-- BEGIN --

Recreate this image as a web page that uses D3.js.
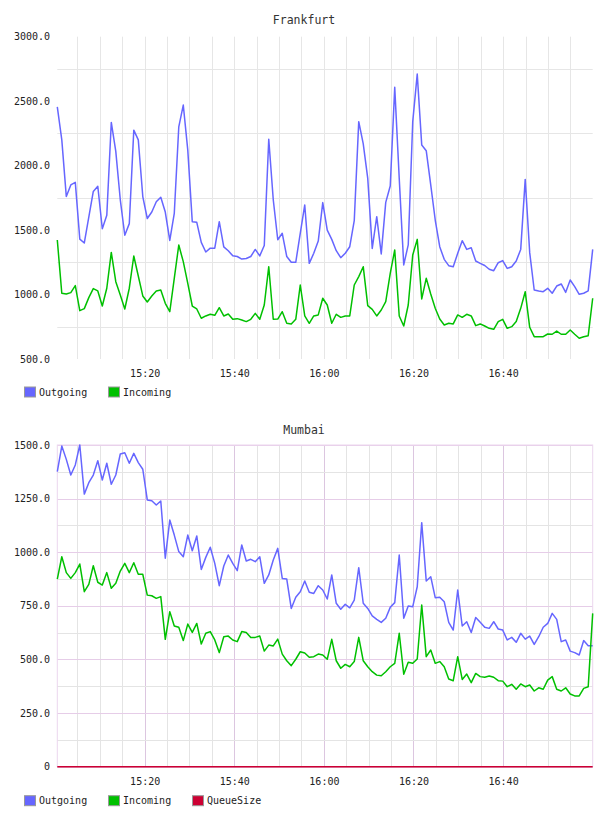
<!DOCTYPE html>
<html><head><meta charset="utf-8">
<script src="https://cdn.jsdelivr.net/npm/d3@7"></script>
<style>body{margin:0;background:#fff}svg{display:block}</style>
</head><body>
<svg id="c" width="608" height="816"></svg>
<script>
// ---- data ----
const startTime = [15, 0, 30];      // first sample h,m,s
const stepSeconds = 60.25;          // sampling interval
const xTickLabels = ["15:20", "15:40", "16:00", "16:20", "16:40"];
const seriesNames = ["Outgoing", "Incoming", "QueueSize"];
const frankfurtYTicks = [500, 1000, 1500, 2000, 2500, 3000];
const mumbaiYTicks = [0, 250, 500, 750, 1000, 1250, 1500];

const frankfurtOutgoing = [2455,2200,1760,1850,1870,1430,1400,1600,1800,1840,1510,1615,2335,2110,1735,1460,1550,2275,2200,1760,
1590,1640,1720,1755,1640,1420,1630,2300,2470,2120,1565,1560,1405,1330,1360,1360,1565,1370,1340,1300,
1295,1275,1280,1295,1350,1300,1380,2205,1735,1425,1475,1295,1250,1250,1475,1695,1242,1320,1415,1713,
1500,1428,1340,1286,1320,1371,1573,2341,2168,1901,1358,1604,1315,1715,1842,2607,1900,1230,1385,2341,
2710,2160,2116,1850,1578,1371,1273,1224,1216,1320,1418,1350,1363,1260,1242,1225,1196,1185,1247,1263,
1203,1216,1260,1350,1893,1325,1035,1028,1022,1048,1010,1066,1082,1017,1113,1061,1002,1010,1028,1350];

const frankfurtIncoming = [1423,1010,1004,1015,1069,875,891,976,1046,1028,911,1049,1327,1100,997,888,1049,1299,1144,989,
942,989,1028,1035,932,867,1126,1384,1255,1087,911,888,816,834,847,839,898,834,849,808,
813,803,790,808,854,808,919,1216,808,810,867,777,772,808,1074,834,777,834,842,971,
919,777,847,823,834,834,1074,1139,1216,914,885,834,880,945,1165,1346,834,756,919,1307,
1428,966,1126,1004,893,810,764,777,772,842,823,847,834,759,772,756,738,730,790,808,
738,751,790,893,1022,746,673,673,673,694,692,717,692,692,725,692,661,673,681,971];

const mumbaiOutgoing = [1376,1495,1433,1360,1407,1500,1271,1324,1360,1427,1337,1415,1317,1360,1458,1464,1415,1461,1418,1387,
1244,1240,1220,1239,972,1150,1080,1003,979,1080,1007,1076,920,976,1023,948,844,936,987,948,
914,1034,959,967,956,979,855,894,964,1018,878,875,738,790,816,866,813,808,844,824,
782,894,762,734,757,741,777,928,762,738,703,687,673,692,743,765,987,692,749,746,
839,1138,866,886,788,790,769,673,637,824,656,676,626,696,673,650,645,676,642,637,
591,603,580,622,595,609,570,606,650,668,715,687,583,591,539,532,521,588,564,564];

const mumbaiIncoming = [875,979,905,878,905,945,816,850,937,860,847,905,832,855,912,948,905,951,897,897,
800,797,785,793,594,723,656,650,588,665,626,668,572,622,630,591,532,606,609,591,
583,630,626,602,603,609,539,567,563,595,525,494,471,501,536,530,510,513,525,521,
501,594,494,459,477,466,490,603,494,466,443,427,424,443,466,482,622,431,487,482,
502,754,513,544,482,490,466,409,401,513,407,432,392,435,420,417,423,417,401,399,
373,384,361,386,373,381,353,368,361,404,420,361,353,368,339,330,330,365,373,715];

const mumbaiQueueSize = [0,0,0,0,0,0,0,0,0,0,0,0,0,0,0,0,0,0,0,0,
0,0,0,0,0,0,0,0,0,0,0,0,0,0,0,0,0,0,0,0,
0,0,0,0,0,0,0,0,0,0,0,0,0,0,0,0,0,0,0,0,
0,0,0,0,0,0,0,0,0,0,0,0,0,0,0,0,0,0,0,0,
0,0,0,0,0,0,0,0,0,0,0,0,0,0,0,0,0,0,0,0,
0,0,0,0,0,0,0,0,0,0,0,0,0,0,0,0,0,0,0,0];

// ---- build ----
const colors = {Outgoing: "#6666ff", Incoming: "#00c000", QueueSize: "#cc0033"};
const FONT = "'DejaVu Sans Mono', monospace";
const base = new Date(2012, 0, 1, startTime[0], startTime[1], startTime[2]);
const times = frankfurtOutgoing.map((_, i) => new Date(+base + i * stepSeconds * 1000));
const parseHM = s => { const [h, m] = s.split(":").map(Number); return new Date(2012, 0, 1, h, m, 0); };
const xTickDates = xTickLabels.map(parseHM);

const svg = d3.select("#c");
const left = 57.3, right = 592.7;
const x = d3.scaleTime().domain([times[0], times[times.length - 1]]).range([left, right]);

function drawChart(cfg) {
  const g = svg.append("g");
  const y = d3.scaleLinear().domain([cfg.yMin, cfg.yMax]).range([cfg.bottom, cfg.top]);

  // vertical grid every 5 minutes
  const fiveMin = d3.timeMinute.every(5).range(x.domain()[0], x.domain()[1]);
  g.append("g").selectAll("line").data(fiveMin).join("line")
    .attr("x1", d => Math.round(x(d)) + 0.5).attr("x2", d => Math.round(x(d)) + 0.5)
    .attr("y1", cfg.top).attr("y2", cfg.bottom)
    .attr("stroke", d => (cfg.majorV && d.getMinutes() % 20 === 0) ? cfg.majorV : cfg.minorColor)
    .attr("stroke-width", 1);

  // horizontal grid
  const hLines = d3.range(cfg.yMin, cfg.yMax + 1, cfg.gridStep);
  g.append("g").selectAll("line").data(hLines).join("line")
    .attr("x1", left).attr("x2", right)
    .attr("y1", d => Math.round(y(d)) + 0.5).attr("y2", d => Math.round(y(d)) + 0.5)
    .attr("stroke", d => (d % cfg.labelStep === 0) ? cfg.majorH : cfg.minorColor)
    .attr("stroke-width", 1);

  if (cfg.border) {
    g.append("rect").attr("x", left).attr("y", cfg.top)
      .attr("width", right - left).attr("height", cfg.bottom - cfg.top)
      .attr("fill", "none").attr("stroke", cfg.border);
  }

  // y axis labels
  g.append("g").selectAll("text").data(cfg.yTicks).join("text")
    .attr("x", 50).attr("y", d => y(d))
    .attr("text-anchor", "end").attr("dominant-baseline", "central")
    .attr("font-family", FONT).attr("font-size", 10).attr("fill", "#222")
    .text(d => d === 0 ? "0" : d.toFixed(1));

  // x axis labels
  const xAxis = d3.axisBottom(x).tickValues(xTickDates).tickFormat(d3.timeFormat("%H:%M")).tickSize(0).tickPadding(0);
  const ax = g.append("g").attr("transform", `translate(0,${cfg.xLabelY})`).call(xAxis);
  ax.select(".domain").remove();
  ax.selectAll("text").attr("font-family", FONT).attr("font-size", 10).attr("fill", "#222")
    .attr("dy", null).attr("y", 0).attr("dominant-baseline", "central");

  // lines
  const line = d3.line().x((d, i) => x(times[i])).y(d => y(d));
  cfg.series.forEach(s => {
    g.append("path").datum(s.values).attr("d", line)
      .attr("fill", "none").attr("stroke", colors[s.name])
      .attr("stroke-width", 1.5).attr("stroke-linejoin", "round");
  });

  // title
  g.append("text").attr("x", 304).attr("y", cfg.titleY)
    .attr("text-anchor", "middle").attr("dominant-baseline", "central")
    .attr("font-family", FONT).attr("font-size", 11.5).attr("fill", "#333")
    .text(cfg.title);

  // legend
  const lg = g.append("g").selectAll("g").data(cfg.series).join("g")
    .attr("transform", (d, i) => `translate(${24.5 + i * 84},${cfg.legendY})`);
  lg.append("rect").attr("x", 0).attr("y", -5).attr("width", 11).attr("height", 10)
    .attr("fill", d => colors[d.name]).attr("stroke", "#999").attr("stroke-width", 1);
  lg.append("text").attr("x", 14.5).attr("y", 0).attr("dominant-baseline", "central")
    .attr("font-family", FONT).attr("font-size", 10).attr("fill", "#222")
    .text(d => d.name);
}

drawChart({
  title: "Frankfurt", titleY: 20, top: 36.7, bottom: 359,
  yMin: 500, yMax: 3000, gridStep: 250, labelStep: 500, yTicks: frankfurtYTicks,
  minorColor: "#e6e6e6", majorH: "none", majorV: null, border: null,
  xLabelY: 373, legendY: 392,
  series: [{name: seriesNames[0], values: frankfurtOutgoing}, {name: seriesNames[1], values: frankfurtIncoming}]
});

drawChart({
  title: "Mumbai", titleY: 429.5, top: 445, bottom: 766.7,
  yMin: 0, yMax: 1500, gridStep: 125, labelStep: 250, yTicks: mumbaiYTicks,
  minorColor: "#e4e4e4", majorH: "#e6cde8", majorV: "#dcc6e0", border: "#ecd6ee",
  xLabelY: 781.7, legendY: 800.7,
  series: [{name: seriesNames[0], values: mumbaiOutgoing}, {name: seriesNames[1], values: mumbaiIncoming},
           {name: seriesNames[2], values: mumbaiQueueSize}]
});
</script>
</body></html>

-- END --

- EXERCISE OBJECTIVE:
Begin at the top of the material above and output each line exactly, stopping after the line that holds "const mumbaiYTicks = [0, 250, 500, 750, 1000, 1250, 1500];". Leave out pictures.

- REPLY TO THE TASK:
Recreate this image as a web page that uses D3.js.
<!DOCTYPE html>
<html><head><meta charset="utf-8">
<script src="https://cdn.jsdelivr.net/npm/d3@7"></script>
<style>body{margin:0;background:#fff}svg{display:block}</style>
</head><body>
<svg id="c" width="608" height="816"></svg>
<script>
// ---- data ----
const startTime = [15, 0, 30];      // first sample h,m,s
const stepSeconds = 60.25;          // sampling interval
const xTickLabels = ["15:20", "15:40", "16:00", "16:20", "16:40"];
const seriesNames = ["Outgoing", "Incoming", "QueueSize"];
const frankfurtYTicks = [500, 1000, 1500, 2000, 2500, 3000];
const mumbaiYTicks = [0, 250, 500, 750, 1000, 1250, 1500];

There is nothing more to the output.